Business Intelligence : Stage Set For Consolidation

The last vestige of enterprise software untouched by consolidation is beginning to see some action – the Business Intelligence market. A recent acquisition made by Hyperion – it acquired Brio ( more of a reporting tool) made good sense. Now with Microsoft announcing plans to aggressively pursue this segment – the action hots up. Microsoft says it is throwing significant dollars for moving into a segment of the business-software market: business intelligence. In contrast to other pockets of software, sales of business-intelligence (BI), or analytics software, are rising. A beachhead in business intelligence will let Microsoft develop tools and programs that let corporate customers plumb the depths of multiple databases and applications to get answers swiftly. The next version of Excel, the spreadsheet application inside Office, will let users tie into data warehouses and enterprise applications, and cut and slice that data using Excel. Microsoft is said to be working on a raft of other products that will help it compete more broadly against the existing BI leaders. As Bweek article points out, Microsoft has vowed to take on Symantec in security, Intuit in small-business accounting, Adobe Systems in graphic design and document tools and, of course, Google in all things search. ( My Take : Not to say they would win – Microsoft launched SQL server promising more analytical capability than most others – oracle did not feel the heat as much as expected and Microsoft did not win in the database market to the extent expected.)

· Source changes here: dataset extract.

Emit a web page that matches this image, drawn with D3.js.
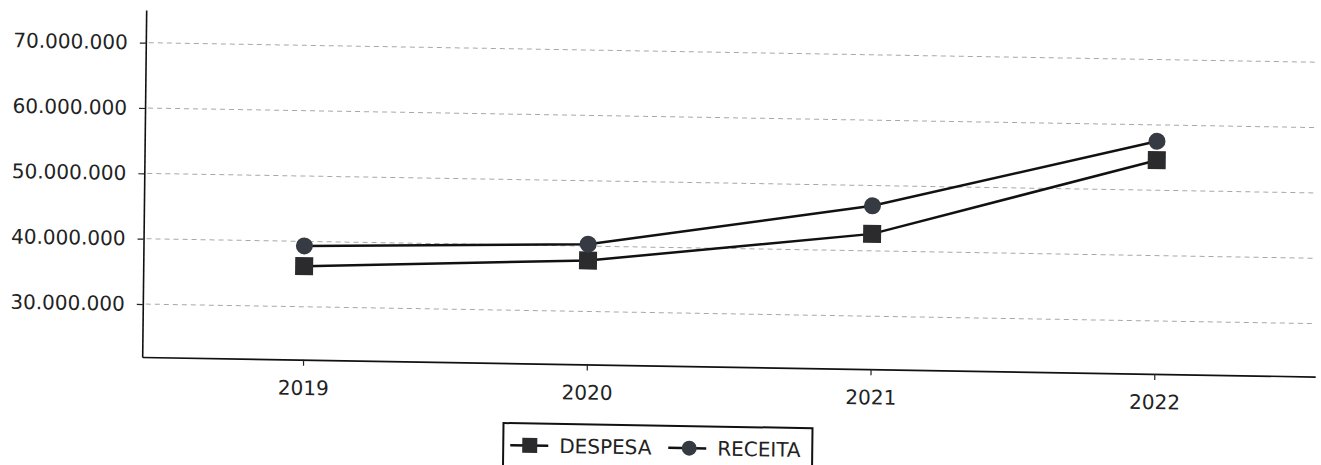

Next : Watch out for some consolidation in this space. Microsoft is hardly alone in eyeing this sector.Oracle recently described Siebel’s analytics as hidden jewel. Cognos, Business Objects may look attractive to enterprise majors.SAS may be the only major left untouched. Microsoft could also make some acquisitive moves besides SAP & Oracle. Oracle used its recent Oracle Open World conference to outline analytics as a key focus going forward. While there is a near consensus about the imminent consolidation in this space, the barriers could be self made – oracle looking at smaller acquisitions moving forward( they may be content with siebel analytics), SAP is conservative in playing the acquisition game and IBM as usual may not see acquisition a good fit – given its emphasis on services and consulting more than apps. As the BI industry is a mega segment and a fast growing one at that( repeated surveys show BI as a high priority spend area for enterprises), and a very important technology that could be used for competitive differentiation by business - the four majors may still make aggressive moves.